The bone marrow and potato slice at Flank
The bone marrow and potato slice at Flank

Ambience: 3/5

Food: 2/5

I don’t know if you’ve ever had the wholly unrealistic desire to hit rewind on a minor life decision, but that is how I feel about my lunchtime trip to Flank at the Print House in Stratford.

To be clear: not everything I ate was irredeemably bad at this long-term kitchen residency, the biggest of chef Tom Griffiths’ three London outposts. It is more that my pre-visit fondness for the food — a lively, carnivorous whirl of brisket naans, gravy-slopped beef cheek dumplings and pork crackling sticky rice that I’d been passionately tracking on Instagram — was such that I wish I hadn’t let reality rupture the fantasy.

When I made my way to Flank’s windblown, oddly deserted stretch of E15, I was propelled by a pure, burning excitement. I left with the feeling that I had caught a kitchen on a bad day. And, perhaps, that in this age of fledgling food concepts with sites scattered across multiple food courts, markets and pub takeovers, I had encountered a living parable on the dangers of spreading yourself too thin.

There were early signs that something was ever so slightly amiss. Beneath an ominous grey sky, my mate Dan and I eased past two crouching guys in hard hats, through a waterside terrace hemmed in by construction hoardings, and found a cavernous, echoey hall that we virtually had to ourselves. There was woodsmoke in the air and a sharing menu split into ‘snacks’, ‘plates’ and ‘sides’.

Cavernous, echoey hall: the interior at Flank
Cavernous, echoey hall: the interior at Flank

Your choices arrive all at once on a comically huge metal tray; a decision that tracks as an authentic nod to Deep South barbecue culture but does also mean that you are forced to decide which dish you are most happy to eat slightly cold.

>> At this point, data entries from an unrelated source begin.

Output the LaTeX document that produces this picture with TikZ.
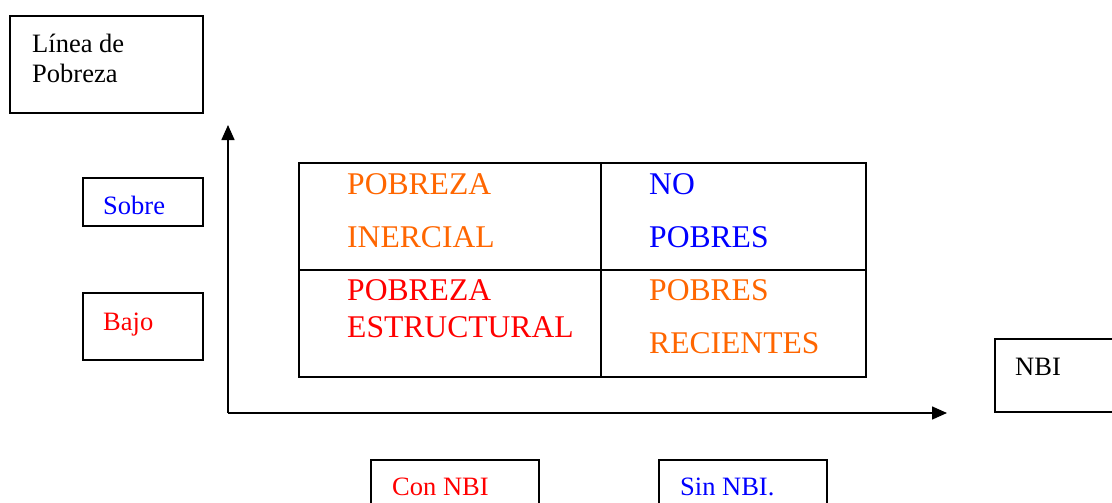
\documentclass[tikz,border=0pt]{standalone}
\usepackage{fontspec}
\setmainfont{Liberation Serif}
\usetikzlibrary{arrows.meta}
\definecolor{naranja}{HTML}{FF6600}
\definecolor{azul}{HTML}{0000FF}
\definecolor{rojo}{HTML}{FF0000}

\tikzset{
  caja/.style={line width=1.4pt},
  eje/.style={line width=1.5pt, -{Triangle[length=15pt,width=13pt]}},
  etiqueta/.style={anchor=base west, inner sep=0pt, font=\fontsize{26.5}{29}\selectfont},
  grande/.style={anchor=base west, inner sep=0pt, font=\fontsize{31.6}{37}\selectfont}
}

\begin{document}
\begin{tikzpicture}[x=1pt, y=-1pt]
  % --- PARAMETROS ---
  \pgfmathsetmacro{\ejeX}{228}      % origen de los ejes
  \pgfmathsetmacro{\ejeY}{413}
  \pgfmathsetmacro{\cuadIzq}{299}   % cuadro 2x2
  \pgfmathsetmacro{\cuadDer}{866}
  \pgfmathsetmacro{\cuadMedX}{601}
  \pgfmathsetmacro{\cuadArr}{163}
  \pgfmathsetmacro{\cuadMedY}{270}
  \pgfmathsetmacro{\cuadAba}{377}

  \useasboundingbox (0,0) rectangle (1112,503);
  \clip (0,0) rectangle (1112,503);

  % Caja: linea de pobreza
  \draw[caja] (10,16) rectangle (203,113);
  \node[etiqueta] (lp1) at (32,53) {Línea de};
  \node[etiqueta] (lp2) at (32,82) {Pobreza};

  % Ejes
  \coordinate (origen) at (\ejeX,\ejeY);
  \coordinate (puntaY) at (\ejeX,125);
  \coordinate (puntaX) at (947,\ejeY);
  \draw[eje] (origen) -- (puntaY);
  \draw[eje] (origen) -- (puntaX);

  % Sobre / Bajo
  \draw[caja] (83,178) rectangle (203,226);
  \node[etiqueta, azul] (sobre) at (103,214) {Sobre};
  \draw[caja] (83,293) rectangle (203,360);
  \node[etiqueta, rojo] (bajo) at (103,330) {Bajo};

  % Cuadro 2x2
  \draw[caja] (\cuadIzq,\cuadArr) rectangle (\cuadDer,\cuadAba);
  \draw[caja] (\cuadMedX,\cuadArr) -- (\cuadMedX,\cuadAba);
  \draw[caja] (\cuadIzq,\cuadMedY) -- (\cuadDer,\cuadMedY);

  \node[grande, naranja] (inercial1) at (347,194) {POBREZA};
  \node[grande, naranja] (inercial2) at (347,247) {INERCIAL};
  \node[grande, azul] (nopobres1) at (649,194) {NO};
  \node[grande, azul] (nopobres2) at (649,247) {POBRES};
  \node[grande, rojo] (estructural1) at (347,300) {POBREZA};
  \node[grande, rojo] (estructural2) at (347,337) {ESTRUCTURAL};
  \node[grande, naranja] (recientes1) at (649,300) {POBRES};
  \node[grande, naranja] (recientes2) at (649,353) {RECIENTES};

  % NBI (cortadas por el borde)
  \draw[caja] (995,339) rectangle (1130,412);
  \node[etiqueta] (nbi) at (1015,375) {NBI};
  \draw[caja] (371,460) rectangle (539,520);
  \node[etiqueta, rojo] (connbi) at (392,495) {Con NBI};
  \draw[caja] (659,460) rectangle (827,520);
  \node[etiqueta, azul] (sinnbi) at (680,495) {Sin NBI.};
\end{tikzpicture}
\end{document}
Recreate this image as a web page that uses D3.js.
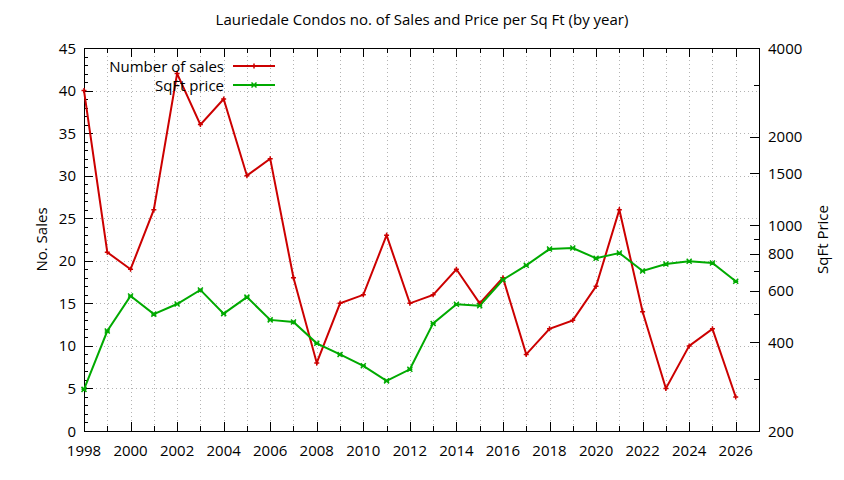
<!DOCTYPE html>
<html><head><meta charset="utf-8">
<script src="https://cdn.jsdelivr.net/npm/d3@7"></script>
<style>body{margin:0;background:#fff}svg{display:block}text{font-family:"Open Sans",sans-serif;fill:#000}</style>
</head><body><svg id="c" width="844" height="480"></svg>
<script>
const years = [1998,1999,2000,2001,2002,2003,2004,2005,2006,2007,2008,2009,2010,2011,2012,2013,2014,2015,2016,2017,2018,2019,2020,2021,2022,2023,2024,2025,2026];
const sales = [40,21,19,26,42,36,39,30,32,18,8,15,16,23,15,16,19,15,18,9,12,13,17,26,14,5,10,12,4];
const price = [277,437,575,499,540,603,501,570,477,469,397,364,333,296,324,464,539,533,653,731,830,837,772,805,699,738,754,744,645];
const xTickLabels = [1998,2000,2002,2004,2006,2008,2010,2012,2014,2016,2018,2020,2022,2024,2026];
const yTicks = [0,5,10,15,20,25,30,35,40,45];
const y2TickLabels = [200,400,600,800,1000,1500,2000,4000];
const y2MinorTicks = [300,500,700,900,3000];

const svg = d3.select("#c");
const L=84,R=759,T=48,B=431;
const x = d3.scaleLinear().domain([1998,2027]).range([L,R]);
const y = d3.scaleLinear().domain([0,45]).range([B,T]);
const y2 = d3.scaleLog().domain([200,4000]).range([B,T]);
const fs = 15;

// grid
const g = svg.append("g").attr("stroke","#a0a0a0").attr("stroke-width",0.8).attr("stroke-dasharray","1,3");
d3.range(1999,2027).forEach(v=>g.append("line").attr("x1",Math.round(x(v))+0.5).attr("x2",Math.round(x(v))+0.5).attr("y1",T).attr("y2",B));
yTicks.slice(1,-1).forEach(v=>g.append("line").attr("x1",L).attr("x2",R).attr("y1",Math.round(y(v))+0.5).attr("y2",Math.round(y(v))+0.5));

// ticks
const t = svg.append("g").attr("stroke","#000").attr("stroke-width",1);
d3.range(1998,2027).forEach(v=>{
  const len = (v%2===0)?9:5, xx=Math.round(x(v))+0.5;
  t.append("line").attr("x1",xx).attr("x2",xx).attr("y1",B).attr("y2",B-len);
  t.append("line").attr("x1",xx).attr("x2",xx).attr("y1",T).attr("y2",T+len);
});
d3.range(0,46).forEach(v=>{
  const len=(v%5===0)?9:4, yy=Math.round(y(v))+0.5;
  t.append("line").attr("x1",L).attr("x2",L+len).attr("y1",yy).attr("y2",yy);
});
y2TickLabels.concat(y2MinorTicks).forEach(v=>{
  const len = y2TickLabels.includes(v)?9:5, yy=Math.round(y2(v))+0.5;
  t.append("line").attr("x1",R).attr("x2",R-len).attr("y1",yy).attr("y2",yy);
});
// border
svg.append("rect").attr("x",L+0.5).attr("y",T+0.5).attr("width",R-L).attr("height",B-T).attr("fill","none").attr("stroke","#000");

// tick labels
xTickLabels.forEach(v=>svg.append("text").attr("x",x(v)).attr("y",B+25).attr("text-anchor","middle").attr("font-size",fs).text(v));
yTicks.forEach(v=>svg.append("text").attr("x",L-8).attr("y",y(v)+5.5).attr("text-anchor","end").attr("font-size",fs).text(v));
y2TickLabels.forEach(v=>svg.append("text").attr("x",R+9).attr("y",y2(v)+5.5).attr("text-anchor","start").attr("font-size",fs).text(v));

// titles
svg.append("text").attr("x",422).attr("y",25).attr("text-anchor","middle").attr("font-size",fs).text("Lauriedale Condos no. of Sales and Price per Sq Ft (by year)");
svg.append("text").attr("transform",`translate(47,${(T+B)/2}) rotate(-90)`).attr("text-anchor","middle").attr("font-size",fs).text("No. Sales");
svg.append("text").attr("transform",`translate(828,${(T+B)/2}) rotate(-90)`).attr("text-anchor","middle").attr("font-size",fs).text("SqFt Price");

const red="#cc0000", green="#00aa00";
function marker(sel, px, py, col, kind){
  const d = kind==="plus"
    ? `M${px-2.5},${py}L${px+2.5},${py}M${px},${py-2.5}L${px},${py+2.5}`
    : `M${px-2.5},${py-2.5}L${px+2.5},${py+2.5}M${px-2.5},${py+2.5}L${px+2.5},${py-2.5}M${px-2.5},${py}L${px+2.5},${py}`;
  sel.append("path").attr("d",d).attr("stroke",col).attr("stroke-width",1.5).attr("fill","none");
}
const idx = d3.range(years.length);
const lineS = d3.line().x(i=>x(years[i])).y(i=>y(sales[i]));
const lineP = d3.line().x(i=>x(years[i])).y(i=>y2(price[i]));
svg.append("path").attr("d",lineS(idx)).attr("fill","none").attr("stroke",red).attr("stroke-width",2);
svg.append("path").attr("d",lineP(idx)).attr("fill","none").attr("stroke",green).attr("stroke-width",2);
idx.forEach(i=>{marker(svg,x(years[i]),y(sales[i]),red,"plus");marker(svg,x(years[i]),y2(price[i]),green,"x");});

// legend
const leg=[["Number of sales",red,66,"plus"],["SqFt price",green,85,"x"]];
leg.forEach(([lab,col,ly,k])=>{
  svg.append("text").attr("x",224).attr("y",ly+5.5).attr("text-anchor","end").attr("font-size",fs).text(lab);
  svg.append("line").attr("x1",233).attr("x2",275).attr("y1",ly).attr("y2",ly).attr("stroke",col).attr("stroke-width",2);
  marker(svg,254,ly,col,k);
});
</script></body></html>
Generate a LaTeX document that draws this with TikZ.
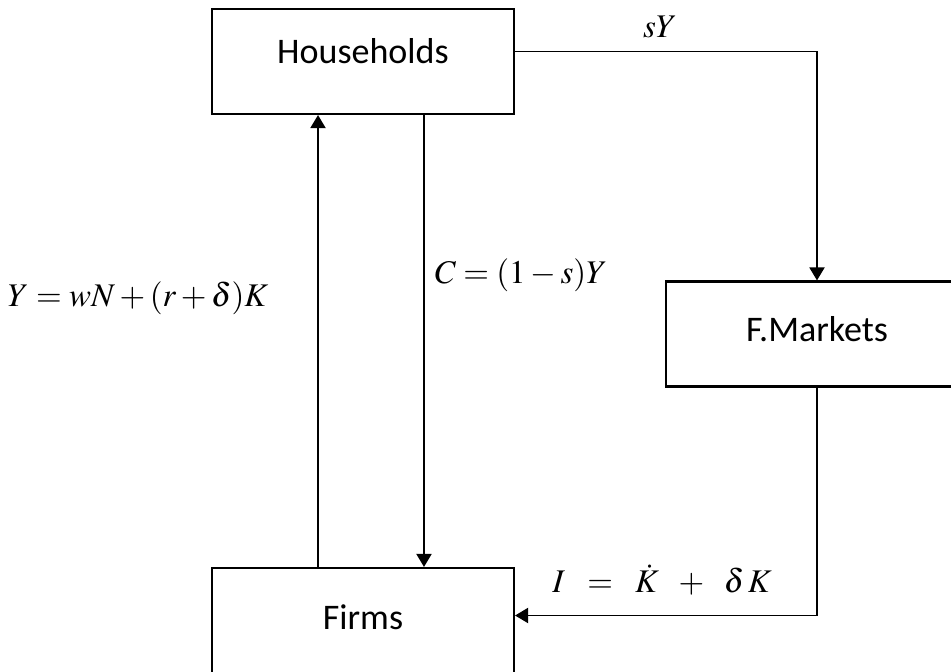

Smoked cheese ‘nugs’ brought three croquettes (strangely low on both bonfire musk and sharpness) on an eerily flavourless, chive-swirled garlic ‘pizza dip’ that was optimistically described to us as ‘like the one at Domino’s’. Smokiness in the barbecued cabbage, on the other hand, was overpowering to the point of inedibility: a forceful exhaust-belch that tasted synthetic (we were told, chirpily, that it absolutely was not) and lurked unseen on each scorched, slightly clammy leaf.

There was further waywardness: limp, timidly fired naan with a pot of passable burnt end beef; fairly cloying barbecue glazed pig head and trotter patties in stiff mini sub rolls. Then, blessedly, some glimmers of hope. The mini double cheeseburger, coarse-ground with yellow goo dribbling between rare-cooked crags, was effective. A block of fine-crisped potato gratin came drenched in a fragrant, gutsy pan stock and blobbed (a little messily) in a scoop of bone marrow butter. And the deep-fried apple slice with caramel ice cream — a riff on the famed McDonald’s mouth-stripper — may have lacked the requisite thin, bubbled pastry but it offered a rushing flood of buttered, cinnamon-spiked sweetness.

We finished our drinks, stepped outside and tried to process it all. I don’t think Flank’s popularity at its Market Hall Victoria and Spitalfields berths is a total mirage. But my visit did hammer home that enticing gastronomic trigger terms — ‘beef fat’ this and ‘smoked’ that — don’t amount to much without careful, focused execution. There is probably a good, fairly priced barbecue joint hiding here. But like the development sites heralded by cranes that still crowd the sky in this part of town, it hasn’t quite come together yet.